**WRITTEN TASK**
Your copy of the material must match it exactly, except that pictures are dropped.

**RECORDED INFORMATION**
>>
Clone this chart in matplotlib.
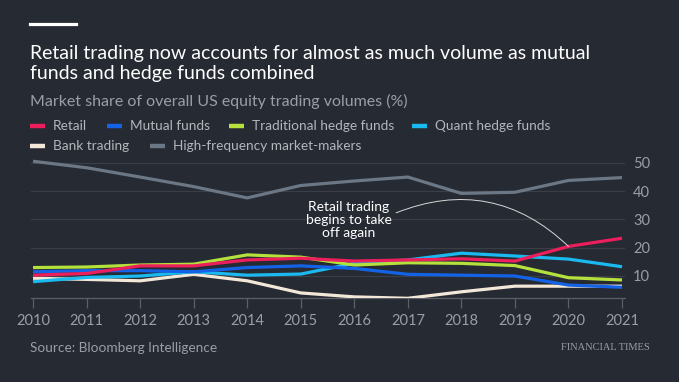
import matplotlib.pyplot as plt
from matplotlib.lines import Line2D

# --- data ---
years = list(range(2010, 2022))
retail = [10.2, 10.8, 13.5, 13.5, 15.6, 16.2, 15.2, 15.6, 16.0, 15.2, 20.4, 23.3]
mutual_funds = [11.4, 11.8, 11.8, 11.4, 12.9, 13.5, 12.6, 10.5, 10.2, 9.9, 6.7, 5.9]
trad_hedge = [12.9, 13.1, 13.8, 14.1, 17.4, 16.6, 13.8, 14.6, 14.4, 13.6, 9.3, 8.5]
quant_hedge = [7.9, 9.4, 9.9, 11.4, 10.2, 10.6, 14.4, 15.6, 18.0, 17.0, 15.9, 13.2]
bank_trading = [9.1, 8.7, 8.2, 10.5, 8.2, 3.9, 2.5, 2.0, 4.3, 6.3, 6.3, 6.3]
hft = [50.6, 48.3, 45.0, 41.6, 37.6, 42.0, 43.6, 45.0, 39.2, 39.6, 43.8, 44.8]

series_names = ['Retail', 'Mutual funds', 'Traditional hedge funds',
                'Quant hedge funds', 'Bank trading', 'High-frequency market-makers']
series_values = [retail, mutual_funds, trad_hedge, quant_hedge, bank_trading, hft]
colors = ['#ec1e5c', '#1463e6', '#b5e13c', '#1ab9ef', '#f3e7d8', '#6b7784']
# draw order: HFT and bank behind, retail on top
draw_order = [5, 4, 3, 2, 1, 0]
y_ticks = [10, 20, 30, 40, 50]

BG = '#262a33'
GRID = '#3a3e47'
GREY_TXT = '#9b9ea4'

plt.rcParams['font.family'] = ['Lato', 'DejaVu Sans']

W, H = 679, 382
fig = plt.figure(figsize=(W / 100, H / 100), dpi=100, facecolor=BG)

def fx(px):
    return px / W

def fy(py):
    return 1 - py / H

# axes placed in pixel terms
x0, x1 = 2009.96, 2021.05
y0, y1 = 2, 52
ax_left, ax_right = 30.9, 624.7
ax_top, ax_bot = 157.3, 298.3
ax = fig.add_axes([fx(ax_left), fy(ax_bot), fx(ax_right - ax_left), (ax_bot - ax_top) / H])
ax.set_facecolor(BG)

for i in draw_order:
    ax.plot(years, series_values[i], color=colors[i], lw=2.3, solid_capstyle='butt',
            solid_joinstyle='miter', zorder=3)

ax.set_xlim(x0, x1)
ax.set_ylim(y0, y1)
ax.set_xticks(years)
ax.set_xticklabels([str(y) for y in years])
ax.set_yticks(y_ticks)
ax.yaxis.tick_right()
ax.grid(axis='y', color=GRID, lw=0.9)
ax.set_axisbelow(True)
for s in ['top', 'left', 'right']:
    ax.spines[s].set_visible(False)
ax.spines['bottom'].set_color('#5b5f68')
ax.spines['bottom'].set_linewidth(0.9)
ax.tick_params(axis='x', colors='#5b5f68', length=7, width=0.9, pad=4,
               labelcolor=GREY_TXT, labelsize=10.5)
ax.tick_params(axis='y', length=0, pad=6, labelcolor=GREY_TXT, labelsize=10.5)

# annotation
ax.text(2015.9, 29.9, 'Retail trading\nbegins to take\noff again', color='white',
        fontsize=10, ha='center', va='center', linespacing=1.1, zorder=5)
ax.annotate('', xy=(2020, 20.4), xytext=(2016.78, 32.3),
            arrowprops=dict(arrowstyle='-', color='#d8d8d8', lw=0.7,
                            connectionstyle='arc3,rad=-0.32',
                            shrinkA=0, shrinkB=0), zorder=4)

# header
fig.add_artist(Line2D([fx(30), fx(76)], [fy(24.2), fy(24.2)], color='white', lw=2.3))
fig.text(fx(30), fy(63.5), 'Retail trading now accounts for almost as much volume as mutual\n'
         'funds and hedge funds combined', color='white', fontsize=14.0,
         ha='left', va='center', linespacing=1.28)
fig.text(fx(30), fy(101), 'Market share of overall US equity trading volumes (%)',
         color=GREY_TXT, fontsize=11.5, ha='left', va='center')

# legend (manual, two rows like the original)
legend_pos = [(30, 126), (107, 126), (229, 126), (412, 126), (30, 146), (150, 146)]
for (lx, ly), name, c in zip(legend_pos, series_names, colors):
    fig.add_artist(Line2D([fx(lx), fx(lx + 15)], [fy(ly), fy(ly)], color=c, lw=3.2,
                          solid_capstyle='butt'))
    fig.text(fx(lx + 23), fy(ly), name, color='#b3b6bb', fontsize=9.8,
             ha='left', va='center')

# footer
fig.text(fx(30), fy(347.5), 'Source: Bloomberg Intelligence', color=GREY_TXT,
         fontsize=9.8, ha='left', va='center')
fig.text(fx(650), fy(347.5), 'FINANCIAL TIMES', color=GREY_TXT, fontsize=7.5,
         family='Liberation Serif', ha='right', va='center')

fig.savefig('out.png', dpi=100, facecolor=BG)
<<
**FINISHED ANSWER**
Clone this chart in matplotlib.
import matplotlib.pyplot as plt
from matplotlib.lines import Line2D

# --- data ---
years = list(range(2010, 2022))
retail = [10.2, 10.8, 13.5, 13.5, 15.6, 16.2, 15.2, 15.6, 16.0, 15.2, 20.4, 23.3]
mutual_funds = [11.4, 11.8, 11.8, 11.4, 12.9, 13.5, 12.6, 10.5, 10.2, 9.9, 6.7, 5.9]
trad_hedge = [12.9, 13.1, 13.8, 14.1, 17.4, 16.6, 13.8, 14.6, 14.4, 13.6, 9.3, 8.5]
quant_hedge = [7.9, 9.4, 9.9, 11.4, 10.2, 10.6, 14.4, 15.6, 18.0, 17.0, 15.9, 13.2]
bank_trading = [9.1, 8.7, 8.2, 10.5, 8.2, 3.9, 2.5, 2.0, 4.3, 6.3, 6.3, 6.3]
hft = [50.6, 48.3, 45.0, 41.6, 37.6, 42.0, 43.6, 45.0, 39.2, 39.6, 43.8, 44.8]

series_names = ['Retail', 'Mutual funds', 'Traditional hedge funds',
                'Quant hedge funds', 'Bank trading', 'High-frequency market-makers']
series_values = [retail, mutual_funds, trad_hedge, quant_hedge, bank_trading, hft]
colors = ['#ec1e5c', '#1463e6', '#b5e13c', '#1ab9ef', '#f3e7d8', '#6b7784']
# draw order: HFT and bank behind, retail on top
draw_order = [5, 4, 3, 2, 1, 0]
y_ticks = [10, 20, 30, 40, 50]

BG = '#262a33'
GRID = '#3a3e47'
GREY_TXT = '#9b9ea4'

plt.rcParams['font.family'] = ['Lato', 'DejaVu Sans']

W, H = 679, 382
fig = plt.figure(figsize=(W / 100, H / 100), dpi=100, facecolor=BG)

def fx(px):
    return px / W

def fy(py):
    return 1 - py / H

# axes placed in pixel terms
x0, x1 = 2009.96, 2021.05
y0, y1 = 2, 52
ax_left, ax_right = 30.9, 624.7
ax_top, ax_bot = 157.3, 298.3
ax = fig.add_axes([fx(ax_left), fy(ax_bot), fx(ax_right - ax_left), (ax_bot - ax_top) / H])
ax.set_facecolor(BG)

for i in draw_order:
    ax.plot(years, series_values[i], color=colors[i], lw=2.3, solid_capstyle='butt',
            solid_joinstyle='miter', zorder=3)

ax.set_xlim(x0, x1)
ax.set_ylim(y0, y1)
ax.set_xticks(years)
ax.set_xticklabels([str(y) for y in years])
ax.set_yticks(y_ticks)
ax.yaxis.tick_right()
ax.grid(axis='y', color=GRID, lw=0.9)
ax.set_axisbelow(True)
for s in ['top', 'left', 'right']:
    ax.spines[s].set_visible(False)
ax.spines['bottom'].set_color('#5b5f68')
ax.spines['bottom'].set_linewidth(0.9)
ax.tick_params(axis='x', colors='#5b5f68', length=7, width=0.9, pad=4,
               labelcolor=GREY_TXT, labelsize=10.5)
ax.tick_params(axis='y', length=0, pad=6, labelcolor=GREY_TXT, labelsize=10.5)

# annotation
ax.text(2015.9, 29.9, 'Retail trading\nbegins to take\noff again', color='white',
        fontsize=10, ha='center', va='center', linespacing=1.1, zorder=5)
ax.annotate('', xy=(2020, 20.4), xytext=(2016.78, 32.3),
            arrowprops=dict(arrowstyle='-', color='#d8d8d8', lw=0.7,
                            connectionstyle='arc3,rad=-0.32',
                            shrinkA=0, shrinkB=0), zorder=4)

# header
fig.add_artist(Line2D([fx(30), fx(76)], [fy(24.2), fy(24.2)], color='white', lw=2.3))
fig.text(fx(30), fy(63.5), 'Retail trading now accounts for almost as much volume as mutual\n'
         'funds and hedge funds combined', color='white', fontsize=14.0,
         ha='left', va='center', linespacing=1.28)
fig.text(fx(30), fy(101), 'Market share of overall US equity trading volumes (%)',
         color=GREY_TXT, fontsize=11.5, ha='left', va='center')

# legend (manual, two rows like the original)
legend_pos = [(30, 126), (107, 126), (229, 126), (412, 126), (30, 146), (150, 146)]
for (lx, ly), name, c in zip(legend_pos, series_names, colors):
    fig.add_artist(Line2D([fx(lx), fx(lx + 15)], [fy(ly), fy(ly)], color=c, lw=3.2,
                          solid_capstyle='butt'))
    fig.text(fx(lx + 23), fy(ly), name, color='#b3b6bb', fontsize=9.8,
             ha='left', va='center')

# footer
fig.text(fx(30), fy(347.5), 'Source: Bloomberg Intelligence', color=GREY_TXT,
         fontsize=9.8, ha='left', va='center')
fig.text(fx(650), fy(347.5), 'FINANCIAL TIMES', color=GREY_TXT, fontsize=7.5,
         family='Liberation Serif', ha='right', va='center')

fig.savefig('out.png', dpi=100, facecolor=BG)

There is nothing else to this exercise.